■ Prompt
Omit pictures and quote the listing below line by line, from its start through the line that holds "const minimum = [3.8, 3.55, 3.8, 4.25, 2.65, 2.9, 2.75, 2.85];".

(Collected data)
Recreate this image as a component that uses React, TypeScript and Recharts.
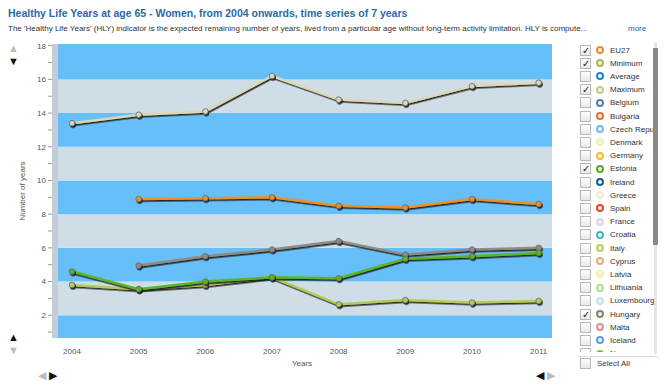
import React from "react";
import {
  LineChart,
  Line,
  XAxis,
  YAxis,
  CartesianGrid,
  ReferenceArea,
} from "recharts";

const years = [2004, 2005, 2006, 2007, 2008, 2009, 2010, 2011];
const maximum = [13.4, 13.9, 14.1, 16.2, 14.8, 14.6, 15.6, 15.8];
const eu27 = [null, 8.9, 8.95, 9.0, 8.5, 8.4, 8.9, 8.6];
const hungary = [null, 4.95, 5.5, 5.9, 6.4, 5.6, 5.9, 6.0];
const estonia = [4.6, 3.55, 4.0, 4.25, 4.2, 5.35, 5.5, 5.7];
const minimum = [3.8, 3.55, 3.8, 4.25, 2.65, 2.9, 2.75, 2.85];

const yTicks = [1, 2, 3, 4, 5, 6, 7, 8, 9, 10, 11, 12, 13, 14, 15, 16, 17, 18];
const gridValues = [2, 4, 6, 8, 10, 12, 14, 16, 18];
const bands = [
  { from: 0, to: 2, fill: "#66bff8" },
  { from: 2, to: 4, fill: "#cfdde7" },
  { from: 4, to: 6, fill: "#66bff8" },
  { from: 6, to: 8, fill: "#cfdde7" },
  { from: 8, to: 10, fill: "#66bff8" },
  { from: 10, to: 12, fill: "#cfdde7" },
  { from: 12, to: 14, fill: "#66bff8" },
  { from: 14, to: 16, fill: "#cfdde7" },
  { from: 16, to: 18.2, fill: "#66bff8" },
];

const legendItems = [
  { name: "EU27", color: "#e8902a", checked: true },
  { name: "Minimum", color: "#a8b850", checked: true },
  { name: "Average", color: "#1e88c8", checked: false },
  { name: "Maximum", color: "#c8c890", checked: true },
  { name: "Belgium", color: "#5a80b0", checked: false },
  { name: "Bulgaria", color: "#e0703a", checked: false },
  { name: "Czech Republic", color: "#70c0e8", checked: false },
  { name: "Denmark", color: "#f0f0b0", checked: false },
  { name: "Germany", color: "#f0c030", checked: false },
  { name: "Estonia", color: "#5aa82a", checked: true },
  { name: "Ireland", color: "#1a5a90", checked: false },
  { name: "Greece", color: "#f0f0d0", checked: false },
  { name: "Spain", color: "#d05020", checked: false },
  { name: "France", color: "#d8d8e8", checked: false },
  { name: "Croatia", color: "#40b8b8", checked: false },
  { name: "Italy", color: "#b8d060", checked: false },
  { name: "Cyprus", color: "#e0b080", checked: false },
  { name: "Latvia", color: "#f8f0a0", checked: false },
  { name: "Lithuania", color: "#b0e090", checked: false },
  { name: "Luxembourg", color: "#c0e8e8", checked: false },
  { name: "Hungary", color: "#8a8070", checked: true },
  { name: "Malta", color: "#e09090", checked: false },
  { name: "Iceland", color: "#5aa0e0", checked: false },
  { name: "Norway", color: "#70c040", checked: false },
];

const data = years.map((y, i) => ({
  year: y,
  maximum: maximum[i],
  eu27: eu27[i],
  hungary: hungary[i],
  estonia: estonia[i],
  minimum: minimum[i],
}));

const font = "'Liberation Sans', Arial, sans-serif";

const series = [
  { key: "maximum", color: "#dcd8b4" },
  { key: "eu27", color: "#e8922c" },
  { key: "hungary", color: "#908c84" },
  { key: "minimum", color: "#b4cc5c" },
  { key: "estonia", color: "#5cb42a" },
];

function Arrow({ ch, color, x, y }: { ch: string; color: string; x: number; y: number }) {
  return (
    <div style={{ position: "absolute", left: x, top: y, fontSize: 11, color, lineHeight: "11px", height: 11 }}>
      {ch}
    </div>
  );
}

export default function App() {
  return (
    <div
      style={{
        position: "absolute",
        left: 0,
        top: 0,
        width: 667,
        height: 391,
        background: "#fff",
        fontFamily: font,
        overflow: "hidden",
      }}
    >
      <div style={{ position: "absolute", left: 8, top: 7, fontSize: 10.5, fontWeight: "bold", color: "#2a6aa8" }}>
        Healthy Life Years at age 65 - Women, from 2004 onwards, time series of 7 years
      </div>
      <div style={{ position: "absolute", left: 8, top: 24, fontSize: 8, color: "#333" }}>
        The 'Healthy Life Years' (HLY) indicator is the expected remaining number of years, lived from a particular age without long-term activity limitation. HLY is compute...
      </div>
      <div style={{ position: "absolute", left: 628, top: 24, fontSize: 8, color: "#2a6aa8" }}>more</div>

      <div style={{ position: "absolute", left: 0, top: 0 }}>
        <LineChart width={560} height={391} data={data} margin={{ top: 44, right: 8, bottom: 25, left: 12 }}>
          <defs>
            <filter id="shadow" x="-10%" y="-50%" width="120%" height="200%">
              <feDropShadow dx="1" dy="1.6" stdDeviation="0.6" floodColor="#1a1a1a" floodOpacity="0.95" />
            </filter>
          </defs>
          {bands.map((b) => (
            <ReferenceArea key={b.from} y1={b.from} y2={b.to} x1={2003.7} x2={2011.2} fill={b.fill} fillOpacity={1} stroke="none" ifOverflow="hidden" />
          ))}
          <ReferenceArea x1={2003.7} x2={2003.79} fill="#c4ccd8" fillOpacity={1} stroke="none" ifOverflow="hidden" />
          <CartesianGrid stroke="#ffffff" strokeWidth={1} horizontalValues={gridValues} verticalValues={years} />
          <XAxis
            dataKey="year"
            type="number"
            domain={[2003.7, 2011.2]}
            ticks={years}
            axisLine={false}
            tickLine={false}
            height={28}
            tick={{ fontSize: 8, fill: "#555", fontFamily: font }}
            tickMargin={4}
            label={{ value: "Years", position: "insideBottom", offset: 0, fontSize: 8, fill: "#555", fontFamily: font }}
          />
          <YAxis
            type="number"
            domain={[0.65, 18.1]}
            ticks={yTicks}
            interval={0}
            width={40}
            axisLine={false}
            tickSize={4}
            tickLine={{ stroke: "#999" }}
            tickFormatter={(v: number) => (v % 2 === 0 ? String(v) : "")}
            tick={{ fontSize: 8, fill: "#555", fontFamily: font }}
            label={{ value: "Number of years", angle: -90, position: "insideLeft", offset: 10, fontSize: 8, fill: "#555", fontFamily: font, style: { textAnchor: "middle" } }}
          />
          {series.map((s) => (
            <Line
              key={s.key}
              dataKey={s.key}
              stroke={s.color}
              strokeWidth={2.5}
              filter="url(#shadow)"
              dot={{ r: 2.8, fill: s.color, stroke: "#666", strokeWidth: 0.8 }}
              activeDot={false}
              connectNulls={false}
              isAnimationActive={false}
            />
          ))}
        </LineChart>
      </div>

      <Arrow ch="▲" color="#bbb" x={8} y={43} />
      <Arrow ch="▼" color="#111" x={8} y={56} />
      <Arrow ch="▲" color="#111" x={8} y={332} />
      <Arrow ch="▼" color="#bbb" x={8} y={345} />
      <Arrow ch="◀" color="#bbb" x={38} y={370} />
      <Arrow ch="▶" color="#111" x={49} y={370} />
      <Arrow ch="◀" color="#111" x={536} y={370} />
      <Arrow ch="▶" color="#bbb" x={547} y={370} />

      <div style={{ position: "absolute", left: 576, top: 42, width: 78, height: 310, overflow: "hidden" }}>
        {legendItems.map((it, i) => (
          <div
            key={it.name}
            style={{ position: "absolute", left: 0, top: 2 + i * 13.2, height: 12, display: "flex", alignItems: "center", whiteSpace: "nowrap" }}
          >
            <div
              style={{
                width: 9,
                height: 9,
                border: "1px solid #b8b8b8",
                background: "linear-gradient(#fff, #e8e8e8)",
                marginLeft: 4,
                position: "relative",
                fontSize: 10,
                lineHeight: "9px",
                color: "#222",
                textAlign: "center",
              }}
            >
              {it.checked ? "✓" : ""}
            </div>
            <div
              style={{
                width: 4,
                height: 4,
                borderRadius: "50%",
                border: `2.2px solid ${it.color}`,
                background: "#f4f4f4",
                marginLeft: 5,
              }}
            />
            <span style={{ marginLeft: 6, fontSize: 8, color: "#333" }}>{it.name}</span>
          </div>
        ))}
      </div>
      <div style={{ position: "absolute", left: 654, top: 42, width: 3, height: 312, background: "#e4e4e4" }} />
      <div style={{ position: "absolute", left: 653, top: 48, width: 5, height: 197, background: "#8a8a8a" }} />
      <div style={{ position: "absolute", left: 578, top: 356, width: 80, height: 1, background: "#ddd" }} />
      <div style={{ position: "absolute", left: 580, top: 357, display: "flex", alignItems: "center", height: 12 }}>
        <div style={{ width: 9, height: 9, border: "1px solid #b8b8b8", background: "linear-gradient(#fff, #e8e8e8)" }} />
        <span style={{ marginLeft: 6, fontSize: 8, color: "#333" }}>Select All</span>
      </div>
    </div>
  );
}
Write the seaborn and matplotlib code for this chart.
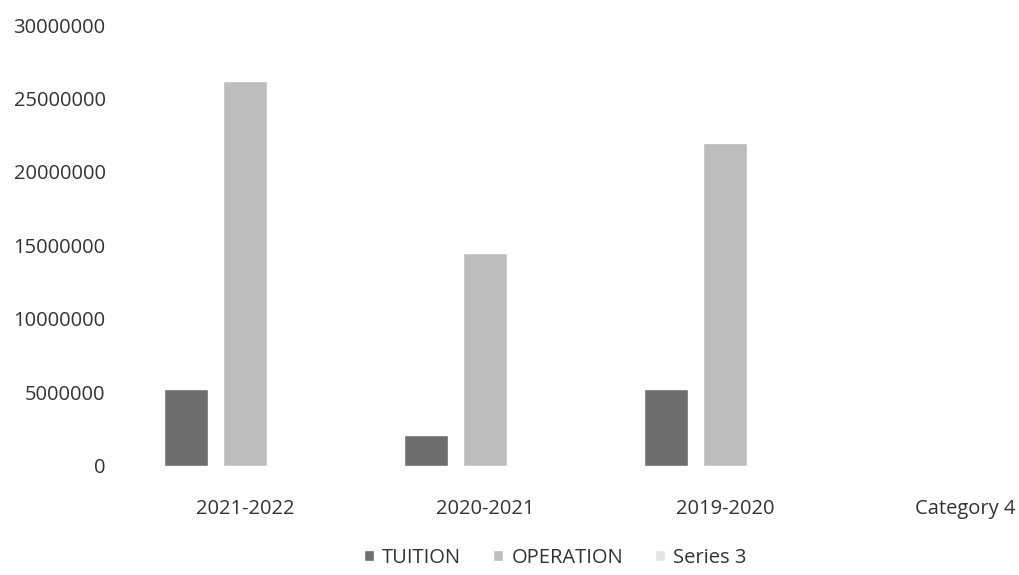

■ Output for this exercise
Recreate this image as a component that uses React, TypeScript and Recharts.
import React from "react";
import {
  LineChart,
  Line,
  XAxis,
  YAxis,
  CartesianGrid,
  ReferenceArea,
} from "recharts";

const years = [2004, 2005, 2006, 2007, 2008, 2009, 2010, 2011];
const maximum = [13.4, 13.9, 14.1, 16.2, 14.8, 14.6, 15.6, 15.8];
const eu27 = [null, 8.9, 8.95, 9.0, 8.5, 8.4, 8.9, 8.6];
const hungary = [null, 4.95, 5.5, 5.9, 6.4, 5.6, 5.9, 6.0];
const estonia = [4.6, 3.55, 4.0, 4.25, 4.2, 5.35, 5.5, 5.7];
const minimum = [3.8, 3.55, 3.8, 4.25, 2.65, 2.9, 2.75, 2.85];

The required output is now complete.